Data extract:
>> begin

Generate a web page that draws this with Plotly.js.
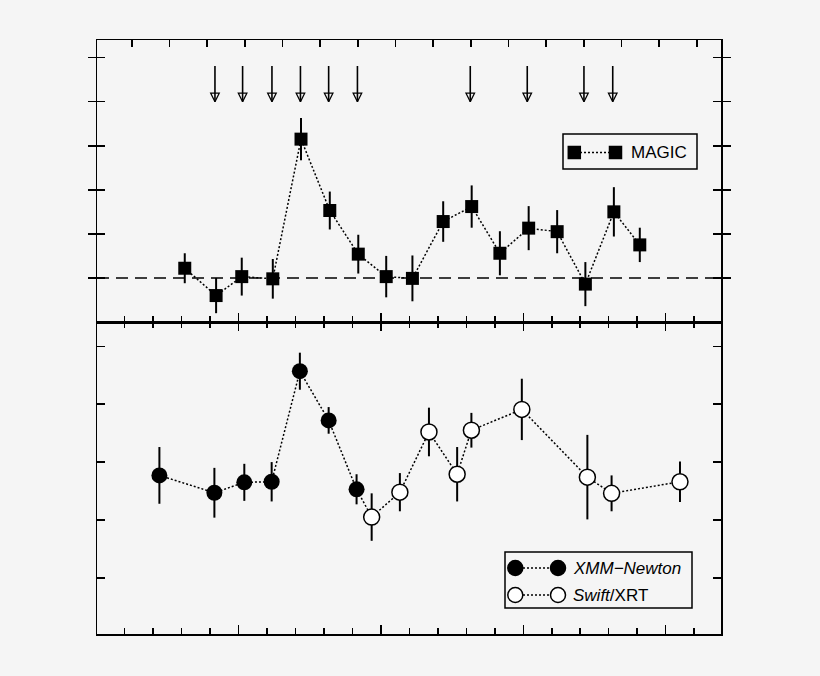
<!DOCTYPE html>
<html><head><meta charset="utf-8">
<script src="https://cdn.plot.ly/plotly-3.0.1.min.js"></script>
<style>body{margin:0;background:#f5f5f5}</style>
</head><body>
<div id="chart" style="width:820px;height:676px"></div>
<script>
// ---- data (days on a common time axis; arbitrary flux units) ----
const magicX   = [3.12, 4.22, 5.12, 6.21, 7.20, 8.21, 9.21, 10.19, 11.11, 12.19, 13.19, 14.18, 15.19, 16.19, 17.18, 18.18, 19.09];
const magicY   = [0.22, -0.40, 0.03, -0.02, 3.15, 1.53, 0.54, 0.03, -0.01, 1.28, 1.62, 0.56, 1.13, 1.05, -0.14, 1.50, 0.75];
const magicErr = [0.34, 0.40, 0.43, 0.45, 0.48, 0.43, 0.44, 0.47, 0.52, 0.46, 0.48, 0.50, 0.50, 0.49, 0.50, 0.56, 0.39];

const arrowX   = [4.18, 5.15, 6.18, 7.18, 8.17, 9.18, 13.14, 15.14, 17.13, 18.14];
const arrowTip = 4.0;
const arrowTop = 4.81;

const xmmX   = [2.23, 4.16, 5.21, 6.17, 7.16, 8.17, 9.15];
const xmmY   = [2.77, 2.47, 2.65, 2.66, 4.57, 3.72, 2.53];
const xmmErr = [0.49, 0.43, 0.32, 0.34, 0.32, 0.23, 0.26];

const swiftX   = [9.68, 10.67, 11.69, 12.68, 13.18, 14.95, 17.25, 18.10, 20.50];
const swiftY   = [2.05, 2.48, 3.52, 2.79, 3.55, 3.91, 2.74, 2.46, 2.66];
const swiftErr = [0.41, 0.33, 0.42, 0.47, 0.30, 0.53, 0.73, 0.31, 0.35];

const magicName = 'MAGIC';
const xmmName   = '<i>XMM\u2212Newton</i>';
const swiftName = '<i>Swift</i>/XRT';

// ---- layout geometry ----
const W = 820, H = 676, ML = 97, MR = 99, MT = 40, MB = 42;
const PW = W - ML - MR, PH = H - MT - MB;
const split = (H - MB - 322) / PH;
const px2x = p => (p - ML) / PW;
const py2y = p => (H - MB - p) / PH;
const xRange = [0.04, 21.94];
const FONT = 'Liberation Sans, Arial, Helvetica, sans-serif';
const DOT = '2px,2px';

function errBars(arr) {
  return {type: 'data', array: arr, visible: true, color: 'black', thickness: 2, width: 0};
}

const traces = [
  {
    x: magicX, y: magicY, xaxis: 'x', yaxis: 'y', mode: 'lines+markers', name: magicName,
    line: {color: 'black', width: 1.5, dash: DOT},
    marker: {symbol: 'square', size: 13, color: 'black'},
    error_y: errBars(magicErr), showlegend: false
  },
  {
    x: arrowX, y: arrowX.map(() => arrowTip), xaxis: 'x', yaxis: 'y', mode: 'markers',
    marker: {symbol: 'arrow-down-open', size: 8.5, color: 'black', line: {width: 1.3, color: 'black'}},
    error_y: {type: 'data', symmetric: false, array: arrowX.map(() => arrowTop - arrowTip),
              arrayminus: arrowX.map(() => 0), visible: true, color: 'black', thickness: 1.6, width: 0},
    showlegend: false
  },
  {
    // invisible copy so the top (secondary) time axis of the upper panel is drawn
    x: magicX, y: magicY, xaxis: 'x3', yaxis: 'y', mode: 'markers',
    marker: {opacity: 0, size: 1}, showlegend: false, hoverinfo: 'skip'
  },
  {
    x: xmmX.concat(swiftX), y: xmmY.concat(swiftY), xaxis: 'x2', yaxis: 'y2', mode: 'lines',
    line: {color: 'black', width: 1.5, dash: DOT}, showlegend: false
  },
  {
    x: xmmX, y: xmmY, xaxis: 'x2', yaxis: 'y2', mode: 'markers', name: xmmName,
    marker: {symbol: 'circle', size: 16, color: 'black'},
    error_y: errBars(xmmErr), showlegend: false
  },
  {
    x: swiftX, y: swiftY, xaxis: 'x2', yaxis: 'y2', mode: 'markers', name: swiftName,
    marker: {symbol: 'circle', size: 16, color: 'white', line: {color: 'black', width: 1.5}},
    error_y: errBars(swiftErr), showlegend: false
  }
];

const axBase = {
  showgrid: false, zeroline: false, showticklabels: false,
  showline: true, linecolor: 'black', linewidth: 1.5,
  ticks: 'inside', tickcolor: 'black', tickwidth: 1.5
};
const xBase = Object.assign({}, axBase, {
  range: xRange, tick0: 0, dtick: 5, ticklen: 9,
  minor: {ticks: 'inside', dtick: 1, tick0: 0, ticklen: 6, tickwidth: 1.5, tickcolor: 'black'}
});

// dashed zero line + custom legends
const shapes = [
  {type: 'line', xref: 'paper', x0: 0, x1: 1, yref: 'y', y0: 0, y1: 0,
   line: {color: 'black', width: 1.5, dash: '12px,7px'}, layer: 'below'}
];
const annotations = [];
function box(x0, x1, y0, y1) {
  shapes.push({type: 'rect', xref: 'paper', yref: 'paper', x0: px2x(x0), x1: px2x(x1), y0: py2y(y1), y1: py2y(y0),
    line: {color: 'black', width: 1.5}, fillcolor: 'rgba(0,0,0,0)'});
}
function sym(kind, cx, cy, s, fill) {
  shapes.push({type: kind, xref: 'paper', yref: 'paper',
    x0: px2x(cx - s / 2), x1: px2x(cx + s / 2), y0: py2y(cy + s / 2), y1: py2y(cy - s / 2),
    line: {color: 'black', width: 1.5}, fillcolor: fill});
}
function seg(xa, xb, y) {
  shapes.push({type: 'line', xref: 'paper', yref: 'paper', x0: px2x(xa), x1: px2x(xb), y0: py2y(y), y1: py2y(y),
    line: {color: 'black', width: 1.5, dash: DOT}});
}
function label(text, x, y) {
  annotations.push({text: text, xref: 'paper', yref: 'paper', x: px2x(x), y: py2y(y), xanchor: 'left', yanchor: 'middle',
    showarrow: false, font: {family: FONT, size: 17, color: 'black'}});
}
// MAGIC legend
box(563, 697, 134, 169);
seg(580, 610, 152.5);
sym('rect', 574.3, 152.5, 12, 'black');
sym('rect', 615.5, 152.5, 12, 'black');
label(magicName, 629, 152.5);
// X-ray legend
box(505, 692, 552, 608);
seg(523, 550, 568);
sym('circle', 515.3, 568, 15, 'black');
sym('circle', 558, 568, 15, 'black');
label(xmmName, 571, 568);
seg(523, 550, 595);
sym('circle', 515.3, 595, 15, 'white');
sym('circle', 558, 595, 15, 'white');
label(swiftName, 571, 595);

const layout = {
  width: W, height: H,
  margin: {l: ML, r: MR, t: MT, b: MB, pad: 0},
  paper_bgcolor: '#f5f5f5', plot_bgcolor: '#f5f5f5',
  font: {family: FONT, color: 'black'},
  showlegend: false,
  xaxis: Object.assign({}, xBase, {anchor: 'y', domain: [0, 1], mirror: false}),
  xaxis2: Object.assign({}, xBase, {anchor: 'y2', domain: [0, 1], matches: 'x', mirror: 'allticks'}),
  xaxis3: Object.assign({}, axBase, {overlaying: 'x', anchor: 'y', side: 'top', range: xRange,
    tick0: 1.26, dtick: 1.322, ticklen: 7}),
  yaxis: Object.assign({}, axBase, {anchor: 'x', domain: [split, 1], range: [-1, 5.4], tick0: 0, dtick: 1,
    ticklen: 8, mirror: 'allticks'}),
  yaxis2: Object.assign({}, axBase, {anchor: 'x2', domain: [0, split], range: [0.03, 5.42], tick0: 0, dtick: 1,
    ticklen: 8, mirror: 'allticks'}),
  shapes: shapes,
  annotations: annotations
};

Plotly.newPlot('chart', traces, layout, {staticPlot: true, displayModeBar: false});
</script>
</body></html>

>> end

What is asked:
Your task is to reproduce exactly the lines from the start of the data above through the line containing "const swiftName = '<i>Swift</i>/XRT';", leaving every picture out.

Written solution:
Generate a web page that draws this with Plotly.js.
<!DOCTYPE html>
<html><head><meta charset="utf-8">
<script src="https://cdn.plot.ly/plotly-3.0.1.min.js"></script>
<style>body{margin:0;background:#f5f5f5}</style>
</head><body>
<div id="chart" style="width:820px;height:676px"></div>
<script>
// ---- data (days on a common time axis; arbitrary flux units) ----
const magicX   = [3.12, 4.22, 5.12, 6.21, 7.20, 8.21, 9.21, 10.19, 11.11, 12.19, 13.19, 14.18, 15.19, 16.19, 17.18, 18.18, 19.09];
const magicY   = [0.22, -0.40, 0.03, -0.02, 3.15, 1.53, 0.54, 0.03, -0.01, 1.28, 1.62, 0.56, 1.13, 1.05, -0.14, 1.50, 0.75];
const magicErr = [0.34, 0.40, 0.43, 0.45, 0.48, 0.43, 0.44, 0.47, 0.52, 0.46, 0.48, 0.50, 0.50, 0.49, 0.50, 0.56, 0.39];

const arrowX   = [4.18, 5.15, 6.18, 7.18, 8.17, 9.18, 13.14, 15.14, 17.13, 18.14];
const arrowTip = 4.0;
const arrowTop = 4.81;

const xmmX   = [2.23, 4.16, 5.21, 6.17, 7.16, 8.17, 9.15];
const xmmY   = [2.77, 2.47, 2.65, 2.66, 4.57, 3.72, 2.53];
const xmmErr = [0.49, 0.43, 0.32, 0.34, 0.32, 0.23, 0.26];

const swiftX   = [9.68, 10.67, 11.69, 12.68, 13.18, 14.95, 17.25, 18.10, 20.50];
const swiftY   = [2.05, 2.48, 3.52, 2.79, 3.55, 3.91, 2.74, 2.46, 2.66];
const swiftErr = [0.41, 0.33, 0.42, 0.47, 0.30, 0.53, 0.73, 0.31, 0.35];

const magicName = 'MAGIC';
const xmmName   = '<i>XMM\u2212Newton</i>';
const swiftName = '<i>Swift</i>/XRT';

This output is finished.